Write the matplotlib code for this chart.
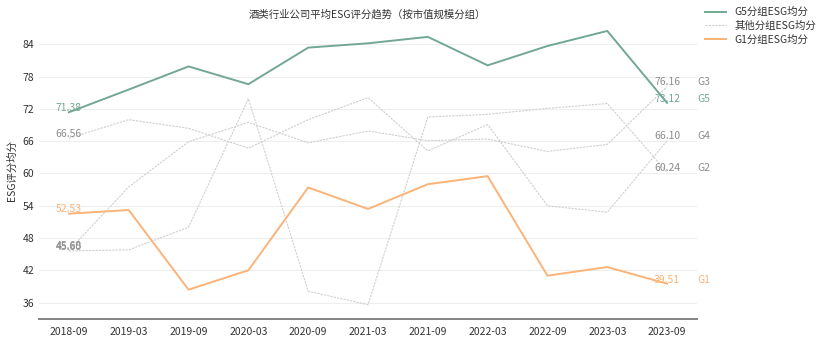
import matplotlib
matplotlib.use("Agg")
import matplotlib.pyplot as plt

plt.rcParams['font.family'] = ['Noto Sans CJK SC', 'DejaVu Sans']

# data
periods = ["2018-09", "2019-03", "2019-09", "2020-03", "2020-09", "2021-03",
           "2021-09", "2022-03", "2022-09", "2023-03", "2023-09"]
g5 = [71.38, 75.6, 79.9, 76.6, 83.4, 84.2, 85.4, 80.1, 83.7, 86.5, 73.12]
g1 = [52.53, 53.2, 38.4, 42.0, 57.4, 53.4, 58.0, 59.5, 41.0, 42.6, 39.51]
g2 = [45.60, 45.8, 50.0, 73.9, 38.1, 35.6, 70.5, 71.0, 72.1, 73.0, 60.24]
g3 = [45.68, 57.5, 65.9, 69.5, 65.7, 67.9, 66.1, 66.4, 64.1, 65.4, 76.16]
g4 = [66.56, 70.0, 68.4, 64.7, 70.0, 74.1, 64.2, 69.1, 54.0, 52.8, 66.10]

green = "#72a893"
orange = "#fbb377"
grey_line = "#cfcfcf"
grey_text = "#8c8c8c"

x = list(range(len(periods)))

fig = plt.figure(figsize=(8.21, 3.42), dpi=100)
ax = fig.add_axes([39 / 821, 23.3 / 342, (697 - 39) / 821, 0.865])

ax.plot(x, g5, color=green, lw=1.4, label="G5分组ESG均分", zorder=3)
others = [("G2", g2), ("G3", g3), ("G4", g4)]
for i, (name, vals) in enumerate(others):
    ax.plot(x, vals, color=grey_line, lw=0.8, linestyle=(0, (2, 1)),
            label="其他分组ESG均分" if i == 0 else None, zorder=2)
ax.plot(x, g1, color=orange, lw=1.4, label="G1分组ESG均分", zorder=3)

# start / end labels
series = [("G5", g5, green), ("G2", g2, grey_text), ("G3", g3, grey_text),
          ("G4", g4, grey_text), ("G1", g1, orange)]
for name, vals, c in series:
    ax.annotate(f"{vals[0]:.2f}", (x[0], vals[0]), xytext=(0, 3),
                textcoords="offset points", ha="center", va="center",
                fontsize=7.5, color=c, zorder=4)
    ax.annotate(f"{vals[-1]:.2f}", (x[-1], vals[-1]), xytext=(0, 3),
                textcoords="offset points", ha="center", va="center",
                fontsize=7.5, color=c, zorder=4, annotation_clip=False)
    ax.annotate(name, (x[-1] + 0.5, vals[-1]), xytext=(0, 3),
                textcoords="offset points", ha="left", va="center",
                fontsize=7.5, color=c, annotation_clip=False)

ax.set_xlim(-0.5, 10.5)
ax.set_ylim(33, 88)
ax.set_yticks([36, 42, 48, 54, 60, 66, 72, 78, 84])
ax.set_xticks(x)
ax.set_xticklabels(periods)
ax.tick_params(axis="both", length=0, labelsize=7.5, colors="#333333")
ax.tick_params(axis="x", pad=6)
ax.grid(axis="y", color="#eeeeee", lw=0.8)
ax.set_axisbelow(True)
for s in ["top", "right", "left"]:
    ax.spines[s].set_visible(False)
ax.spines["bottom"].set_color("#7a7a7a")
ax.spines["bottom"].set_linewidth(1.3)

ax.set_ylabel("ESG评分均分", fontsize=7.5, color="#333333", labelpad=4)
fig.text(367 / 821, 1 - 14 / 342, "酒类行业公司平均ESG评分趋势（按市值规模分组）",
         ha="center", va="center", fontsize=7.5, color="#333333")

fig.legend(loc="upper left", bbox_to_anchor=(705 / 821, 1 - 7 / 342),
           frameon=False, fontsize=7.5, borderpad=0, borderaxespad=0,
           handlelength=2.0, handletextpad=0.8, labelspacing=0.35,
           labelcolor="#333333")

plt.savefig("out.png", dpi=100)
══════════════════════════════
▸ Challenge: Except for the pictures, print the data above exactly.

▸ Answer in full:
Write the matplotlib code for this chart.
import matplotlib
matplotlib.use("Agg")
import matplotlib.pyplot as plt

plt.rcParams['font.family'] = ['Noto Sans CJK SC', 'DejaVu Sans']

# data
periods = ["2018-09", "2019-03", "2019-09", "2020-03", "2020-09", "2021-03",
           "2021-09", "2022-03", "2022-09", "2023-03", "2023-09"]
g5 = [71.38, 75.6, 79.9, 76.6, 83.4, 84.2, 85.4, 80.1, 83.7, 86.5, 73.12]
g1 = [52.53, 53.2, 38.4, 42.0, 57.4, 53.4, 58.0, 59.5, 41.0, 42.6, 39.51]
g2 = [45.60, 45.8, 50.0, 73.9, 38.1, 35.6, 70.5, 71.0, 72.1, 73.0, 60.24]
g3 = [45.68, 57.5, 65.9, 69.5, 65.7, 67.9, 66.1, 66.4, 64.1, 65.4, 76.16]
g4 = [66.56, 70.0, 68.4, 64.7, 70.0, 74.1, 64.2, 69.1, 54.0, 52.8, 66.10]

green = "#72a893"
orange = "#fbb377"
grey_line = "#cfcfcf"
grey_text = "#8c8c8c"

x = list(range(len(periods)))

fig = plt.figure(figsize=(8.21, 3.42), dpi=100)
ax = fig.add_axes([39 / 821, 23.3 / 342, (697 - 39) / 821, 0.865])

ax.plot(x, g5, color=green, lw=1.4, label="G5分组ESG均分", zorder=3)
others = [("G2", g2), ("G3", g3), ("G4", g4)]
for i, (name, vals) in enumerate(others):
    ax.plot(x, vals, color=grey_line, lw=0.8, linestyle=(0, (2, 1)),
            label="其他分组ESG均分" if i == 0 else None, zorder=2)
ax.plot(x, g1, color=orange, lw=1.4, label="G1分组ESG均分", zorder=3)

# start / end labels
series = [("G5", g5, green), ("G2", g2, grey_text), ("G3", g3, grey_text),
          ("G4", g4, grey_text), ("G1", g1, orange)]
for name, vals, c in series:
    ax.annotate(f"{vals[0]:.2f}", (x[0], vals[0]), xytext=(0, 3),
                textcoords="offset points", ha="center", va="center",
                fontsize=7.5, color=c, zorder=4)
    ax.annotate(f"{vals[-1]:.2f}", (x[-1], vals[-1]), xytext=(0, 3),
                textcoords="offset points", ha="center", va="center",
                fontsize=7.5, color=c, zorder=4, annotation_clip=False)
    ax.annotate(name, (x[-1] + 0.5, vals[-1]), xytext=(0, 3),
                textcoords="offset points", ha="left", va="center",
                fontsize=7.5, color=c, annotation_clip=False)

ax.set_xlim(-0.5, 10.5)
ax.set_ylim(33, 88)
ax.set_yticks([36, 42, 48, 54, 60, 66, 72, 78, 84])
ax.set_xticks(x)
ax.set_xticklabels(periods)
ax.tick_params(axis="both", length=0, labelsize=7.5, colors="#333333")
ax.tick_params(axis="x", pad=6)
ax.grid(axis="y", color="#eeeeee", lw=0.8)
ax.set_axisbelow(True)
for s in ["top", "right", "left"]:
    ax.spines[s].set_visible(False)
ax.spines["bottom"].set_color("#7a7a7a")
ax.spines["bottom"].set_linewidth(1.3)

ax.set_ylabel("ESG评分均分", fontsize=7.5, color="#333333", labelpad=4)
fig.text(367 / 821, 1 - 14 / 342, "酒类行业公司平均ESG评分趋势（按市值规模分组）",
         ha="center", va="center", fontsize=7.5, color="#333333")

fig.legend(loc="upper left", bbox_to_anchor=(705 / 821, 1 - 7 / 342),
           frameon=False, fontsize=7.5, borderpad=0, borderaxespad=0,
           handlelength=2.0, handletextpad=0.8, labelspacing=0.35,
           labelcolor="#333333")

plt.savefig("out.png", dpi=100)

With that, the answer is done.